Before transferring to BYU last spring, Haarms spent three seasons at Purdue, where he gained plenty of NCAA Tournament experience. Two years ago, Haarms scored 18 points and collected nine rebounds in a second-round win over Villanova. He helped the Boilermakers advance to the Elite Eight before they fell in a thriller to eventual national champion Virginia. 

Haarms knows all about grueling conference play, too. 

“Matt Haarms played in the Big Ten,” said assistant coach Chris Burgess. “They just beat each other up all year long.”

Last Thursday, Haarms made all nine of his field goal attempts and scored a BYU career-high of 23 points in a blowout win over Portland. 
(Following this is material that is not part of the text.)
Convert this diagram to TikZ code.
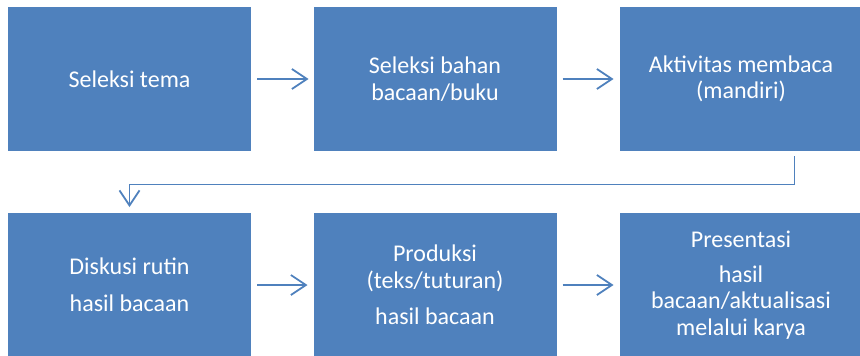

The WCC is a physical league — exemplified by guard Alex Barcello suffering a chipped tooth courtesy of an elbow in last Saturday’s win over Pepperdine — and BYU will be tested over the final weeks of the season. 

“Going forward, we have some really tough opponents left on the schedule. We just can’t get complacent,” Haarms said. “We’re a good team but don’t go ranking us AP No. 1 just yet. We have a lot of room to grow.

“We have to get better every single day. We have to continue to improve. We’re not a team that’s just better than people. We’re just a team that plays hard and we’re a team that grinds opponents out. We can’t forget that because that’s our identity.”

Coach Mark Pope instills in his team the importance of being resilient in the face of adversity — and frustration.

“It’s almost like these guys want to be frustrated, like we love it and can’t get enough of it,” he said. “That’s a real gift as a team, when it doesn’t turn you totally sideways.”

When BYU’s 16-point second-half lead was cut to just four, 55-51, against Pepperdine with less than seven minutes remaining, Pope called a timeout. 

“We just said we love this frustration. He made sure our whole focus was on getting stops,” said guard Trevin Knell, “ and not turning the ball over. The last six minutes we really took that to heart and played as a team and we got this win.”

The Cougars outscored the Waves 8-0 during the final three minutes to earn a 65-54 win.

BYU’s depth has been a blessing. But because so many Cougars are receiving playing time, it’s been tough to find consistent scorers. It’s not known, from game to game, which player might step up. 

“It’s a lot of fun. We know as a group that we’re really talented and we have a high ceiling but we know we have a lot to learn,” Barcello said. “That’s what gives us more confidence. We need to continue to improve every day. The sky’s the limit for this team as we go throughout the season.”

BYU has been a strong second-half team throughout the season. 

“One of the strengths we have is we have a lot of pieces. During the course of a game, you feel out the pieces,” Pope said. “Our guys have done a nice job responding in terms of we have a lot of pieces to play with and you finally find the right packages and we’re better. I’ve been proud of that. Energy-wise, our guys are on the floor fresh the whole game with very few exceptions. We can keep fresh bodies out there and that wears on teams also.”

Certainly, the Cougars have positioned themselves well so far for the NCAA Tournament. But they know there’s plenty of work ahead.